Liebe Unterstützer*innen,
erfreut blicken wir auf einen ereignisreichen Sommer voll intensiver und spannender Begegnungen und Dialoge zurück. Beim Schreiben dieser Zeilen geht gerade das diesjährige Friedenscamp in Seget Donji an der kroatischen Adriaküste zu Ende. Dort trafen sich 70 Jugendliche und junge Erwachsene aus Kroatien, Bosnien und Herzegowina und Serbien zu einer zehntägigen Begegnung mit zahlreichen Workshops (siehe Titelbild) zu den vergangenen Kriegen auf dem Balkan, aber auch zu gegenwärtigen Kriegen und Katastrophen, die sich auf das Leben der jungen Menschen auswirken. Auffallend in diesem Jahr waren die zahlreichen Gespräche und Diskussionen über Gewalt, insbesondere Gewalt gegen Frauen, die sicherlich im Zusammenhang stehen mit den schrecklichen Ereignissen dieses Jahres – dem Schulmassaker und dem Amoklauf in Serbien und dem Feminizid in Gradačac nahe Tuzla, die alle Teilnehmenden emotional beschäftigten. Umso stärker war die Motivation der jungen Menschen, selbst gegen Gewalt und für eine gerechte Gesellschaft aktiv zu werden. Schon während der Begegnung nahmen die Teilnehmerinnen an einer Viertelstunde des Schweigens teil, zu der feministische Organisationen in den Ländern des ehemaligen Jugoslawiens aufgerufen hatten.

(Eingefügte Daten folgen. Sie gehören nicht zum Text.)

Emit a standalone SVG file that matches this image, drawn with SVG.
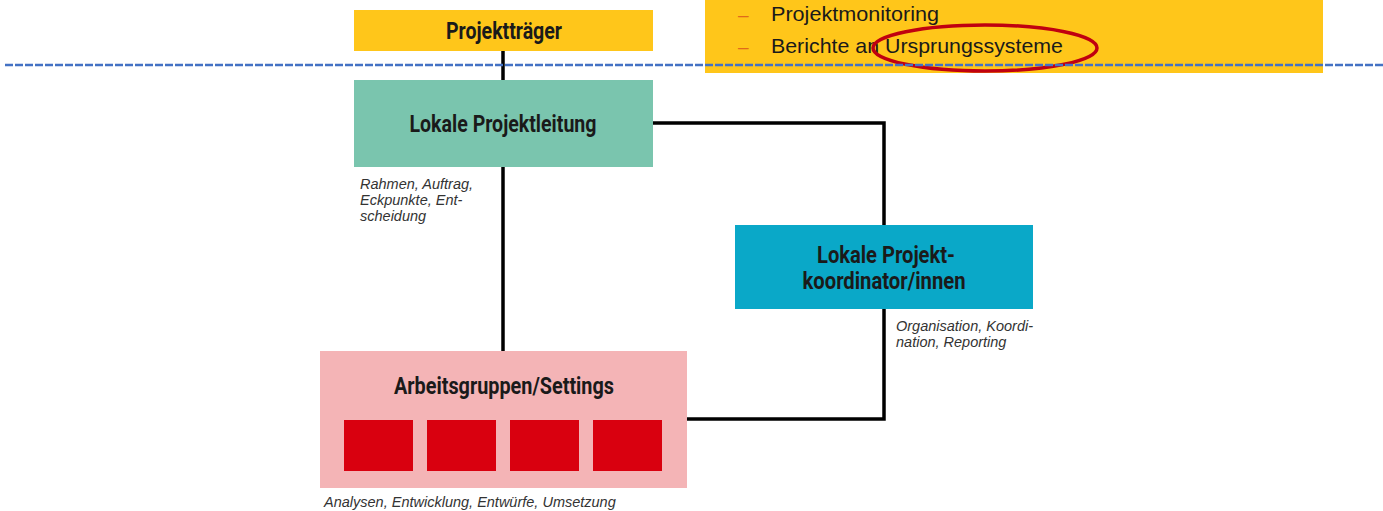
<svg xmlns="http://www.w3.org/2000/svg" width="1383" height="511" viewBox="0 0 1383 511">
<style>
.title{font-family:Roboto,"Liberation Sans",sans-serif;font-weight:bold;font-size:24px;fill:#1a1a1a;text-anchor:middle}
.note{font-family:"Liberation Sans",Arial,sans-serif;font-style:italic;font-size:14.5px;fill:#333}
.bul{font-family:"Liberation Sans",Arial,sans-serif;font-size:21px;fill:#1a1a1a}
.dash{font-family:"Liberation Sans",Arial,sans-serif;font-size:19px;fill:#E06A1A}
.conn{fill:none;stroke:#000;stroke-width:3.5}
.sq{fill:#D9000F}
</style>
<rect width="1383" height="511" fill="#fff"/>
<g id="info">
<rect x="705" y="0" width="618" height="73" fill="#FFC61A"/>
<text class="dash" x="738" y="21">–</text>
<text class="bul" x="771" y="21" textLength="168" lengthAdjust="spacingAndGlyphs">Projektmonitoring</text>
<text class="dash" x="738" y="53">–</text>
<text class="bul" x="771" y="53" textLength="292" lengthAdjust="spacingAndGlyphs">Berichte an Ursprungssysteme</text>
<ellipse cx="985" cy="48" rx="112" ry="23" fill="none" stroke="#C00010" stroke-width="3.5"/>
</g>
<g id="connectors">
<path class="conn" d="M503 51V80"/>
<path class="conn" d="M503 167V351"/>
<path class="conn" d="M653 123H884V225"/>
<path class="conn" d="M884 309V419H687"/>
</g>
<line x1="5" y1="65" x2="1383" y2="65" stroke="#4472C4" stroke-width="2.5" stroke-dasharray="8 2"/>
<g id="projekttraeger">
<rect x="354" y="10" width="299" height="41" fill="#FFC61A"/>
<text class="title" x="504" y="39" textLength="116" lengthAdjust="spacingAndGlyphs">Projektträger</text>
</g>
<g id="projektleitung">
<rect x="354" y="80" width="299" height="87" fill="#7AC5AE"/>
<text class="title" x="503" y="132" textLength="187" lengthAdjust="spacingAndGlyphs">Lokale Projektleitung</text>
<text class="note" x="360" y="189">Rahmen, Auftrag,</text>
<text class="note" x="360" y="205">Eckpunkte, Ent-</text>
<text class="note" x="360" y="221">scheidung</text>
</g>
<g id="koordinatoren">
<rect x="735" y="225" width="298" height="84" fill="#0AA8C8"/>
<text class="title" x="886" y="263" textLength="138" lengthAdjust="spacingAndGlyphs">Lokale Projekt-</text>
<text class="title" x="884" y="289" textLength="163" lengthAdjust="spacingAndGlyphs">koordinator/innen</text>
<text class="note" x="896" y="331">Organisation, Koordi-</text>
<text class="note" x="896" y="347">nation, Reporting</text>
</g>
<g id="arbeitsgruppen">
<rect x="320" y="351" width="367" height="137" fill="#F4B4B6"/>
<text class="title" x="504" y="394" textLength="220" lengthAdjust="spacingAndGlyphs">Arbeitsgruppen/Settings</text>
<rect class="sq" x="344" y="420" width="69" height="51"/>
<rect class="sq" x="427" y="420" width="69" height="51"/>
<rect class="sq" x="510" y="420" width="69" height="51"/>
<rect class="sq" x="593" y="420" width="69" height="51"/>
<text class="note" x="324" y="507">Analysen, Entwicklung, Entwürfe, Umsetzung</text>
</g>
</svg>
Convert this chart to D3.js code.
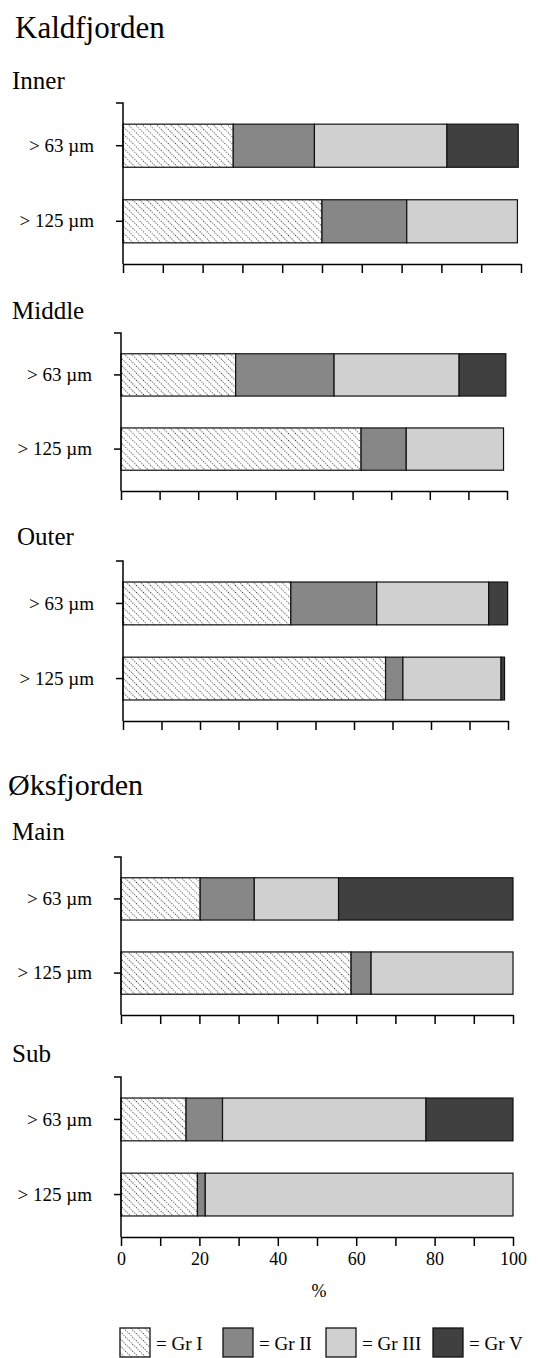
<!DOCTYPE html>
<html>
<head>
<meta charset="utf-8">
<script src="https://cdn.jsdelivr.net/npm/d3@7"></script>
<style>
  body { margin: 0; background: #fff; }
  svg text { font-family: "Liberation Serif", "Times New Roman", serif; fill: #000; }
</style>
</head>
<body>
<svg id="chart" width="538" height="1358"></svg>
<script>
// categories
const sizes = ['> 63 µm', '> 125 µm'];
const groups = ['Gr I', 'Gr II', 'Gr III', 'Gr V'];
const xTicks = d3.range(0, 101, 10);

// % per group (Gr I, Gr II, Gr III, Gr V) for > 63 µm and > 125 µm
const inner  = [[27.7, 20.4, 33.3, 17.9], [50.0, 21.3, 27.8, 0]];
const middle = [[29.7, 25.5, 32.4, 12.1], [62.2, 11.7, 25.2, 0]];
const outer  = [[43.6, 22.3, 29.1, 4.9],  [68.2, 4.5, 25.5, 0.9]];
const main   = [[20.2, 13.8, 21.5, 44.5], [58.7, 5.1, 36.2, 0]];
const sub    = [[16.6, 9.3, 51.9, 22.2],  [19.5, 2.0, 78.5, 0]];

const fills = ['url(#hatch)', '#878787', '#d0d0d0', '#404040'];

const panels = [
  { name: 'Inner',  values: inner,  top: 103,  bottom: 264,  x0: 123, x1: 521, tx: 12, ty: 89 },
  { name: 'Middle', values: middle, top: 333,  bottom: 491,  x0: 121, x1: 507, tx: 12, ty: 319 },
  { name: 'Outer',  values: outer,  top: 561,  bottom: 721,  x0: 123, x1: 508, tx: 17, ty: 545 },
  { name: 'Main',   values: main,   top: 857,  bottom: 1015, x0: 121, x1: 513, tx: 12, ty: 840 },
  { name: 'Sub',    values: sub,    top: 1077, bottom: 1237, x0: 121, x1: 513, tx: 12, ty: 1062 }
];

const svg = d3.select('#chart');

// dotted diagonal hatch for Gr I
const pat = svg.append('defs').append('pattern')
    .attr('id', 'hatch')
    .attr('patternUnits', 'userSpaceOnUse')
    .attr('width', 5)
    .attr('height', 5)
    .attr('patternTransform', 'rotate(-45)');
pat.append('rect').attr('width', 5).attr('height', 5).attr('fill', '#fff');
pat.append('line')
    .attr('x1', 2.5).attr('y1', 0).attr('x2', 2.5).attr('y2', 5)
    .attr('stroke', '#333')
    .attr('stroke-width', 1)
    .attr('stroke-dasharray', '1,1.5');

// fjord titles
svg.append('text').attr('x', 15).attr('y', 38).attr('font-size', 31).text('Kaldfjorden');
svg.append('text').attr('x', 8).attr('y', 795).attr('font-size', 30).text('Øksfjorden');

panels.forEach((p, pi) => {
  const last = pi === panels.length - 1;
  const x = d3.scaleLinear().domain([0, 100]).range([p.x0, p.x1]);
  const y = d3.scaleBand().domain(sizes).range([p.top, p.bottom])
      .paddingInner(0.43).paddingOuter(0.28);

  svg.append('text').attr('x', p.tx).attr('y', p.ty).attr('font-size', 25).text(p.name);

  const g = svg.append('g');

  sizes.forEach((s, si) => {
    const stack = d3.cumsum(p.values[si]);
    const segs = p.values[si].map((v, k) => ({ v, k, start: stack[k] - v, end: stack[k] }))
        .filter(d => d.v > 0);
    g.selectAll(null)
      .data(segs)
      .join('rect')
        .attr('x', d => x(d.start))
        .attr('y', y(s))
        .attr('width', d => x(d.end) - x(d.start))
        .attr('height', y.bandwidth())
        .attr('fill', d => fills[d.k])
        .attr('stroke', '#111')
        .attr('stroke-width', 1.2);
  });

  // category axis
  const yAxis = g.append('g')
      .attr('transform', `translate(${p.x0},0)`)
      .call(d3.axisLeft(y).tickSize(7).tickSizeOuter(0).tickPadding(22));
  yAxis.select('.domain').remove();
  yAxis.selectAll('.tick line').attr('stroke', '#000').attr('stroke-width', 1.5);
  yAxis.selectAll('.tick text').attr('font-size', 19).attr('font-family', '"Liberation Serif", serif');
  g.append('path')
      .attr('d', `M${p.x0 - 7},${p.top}H${p.x0}V${p.bottom}`)
      .attr('fill', 'none')
      .attr('stroke', '#000')
      .attr('stroke-width', 1.5);

  // value axis
  const xAxis = g.append('g')
      .attr('transform', `translate(0,${p.bottom})`)
      .call(d3.axisBottom(x).tickValues(xTicks).tickSize(9).tickSizeOuter(0).tickPadding(6)
        .tickFormat(d => (last && d % 20 === 0) ? d : ''));
  xAxis.select('.domain').attr('stroke', '#000').attr('stroke-width', 1.5);
  xAxis.selectAll('.tick line').attr('stroke', '#000').attr('stroke-width', 1.5);
  xAxis.selectAll('.tick text').attr('font-size', 18).attr('font-family', '"Liberation Serif", serif');

  if (last) {
    svg.append('text')
        .attr('x', (p.x0 + p.x1) / 2 + 2)
        .attr('y', 1297)
        .attr('text-anchor', 'middle')
        .attr('font-size', 18)
        .text('%');
  }
});

// legend
const legendX = [120, 223, 326, 433];
const legend = svg.append('g').selectAll('g')
  .data(groups)
  .join('g')
    .attr('transform', (d, i) => `translate(${legendX[i]},1328)`);
legend.append('rect')
    .attr('width', 30)
    .attr('height', 29)
    .attr('fill', (d, i) => fills[i])
    .attr('stroke', '#111')
    .attr('stroke-width', 1.3);
legend.append('text')
    .attr('x', 36)
    .attr('y', 22)
    .attr('font-size', 19)
    .text(d => '= ' + d);
</script>
</body>
</html>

Ende Juli trafen sich 50 Aktivistinnen des Netzwerks Youth United in Peace (YU-Peace) nahe Tuzla zu einem einwöchigen Camp, um Themen wie Umgang mit der Vergangenheit, Versöhnung und Friedensaktivismus zu vertiefen. Im Rahmen eines Tags der offenen Tür hatten in diesem Jahr erstmalig Menschen außerhalb des Netzwerks die Möglichkeit, Workshops des Camps zu besuchen und das Netzwerk kennenzulernen (S. 2). Eine der Grundannahmen des Projekts, dass es trotz Propaganda und Hass immer wieder neugierige, junge Menschen gibt, die dieser nicht trauen und trotzdem oder gerade deshalb die „andere“ Seite kennenlernen wollen, hat sich beim Frauendialogseminar einmal mehr bestätigt. Trotz der gegenwärtigen politischen Situation, die im Westjordanland geprägt ist von täglichen gewaltsamen Übergriffen des israelischen Militärs und in Israel von Gesetzesverschärfungen einer rechtsradikalen Regierung und Protesten dagegen, fanden 41 Palästinenserinnen und Israelinnen nahe Köln zu einem kontroversen und kraftvollen Dialog zusammen. Obwohl sich das Team fast komplett neu aufgestellt hatte und es zu diversen Änderungen in letzter Minute kam, verlief der Dialogprozess mitsamt den auch erwünschten Reibungen erstaunlich gut. Erstmalig konnte die israelische Koordinatorin in diesem Jahr einige orthodoxe Jüdinnen für die Begegnung gewinnen, was den Prozess inhaltlich um wichtige Perspektiven bereicherte (S.3). Mehr dazu werden Sie in unserem Jahresbericht lesen können.
Kontinuierlich über das gesamte Jahr begleitet uns die Dialogarbeit von Seekers (Name geändert): die Gruppe langjähriger Aktiver hat sich entschieden, einerseits eine Präsenz in den sozialen Medien aufzubauen, um auf diesem Weg auf die Gesellschaft einzuwirken. Andererseits haben sie in Kleingruppen eigene Projekte geplant, die sie nun verwirklichen werden. Weiterhin schwierig bleibt die Suche nach einer Partnergemeinde als „Standort“ für die palästinensische Gruppe des neuen Dialogtriangels: Da sich die Situation im Westjordanland und Ostjerusalem weiter verschärft, gibt es noch größere Vorbehalte innerhalb der Gemeinden. Deshalb versucht Seekers nun verstärkt, in Städten anzuknüpfen, die bereits in der Vergangenheit aktiv waren.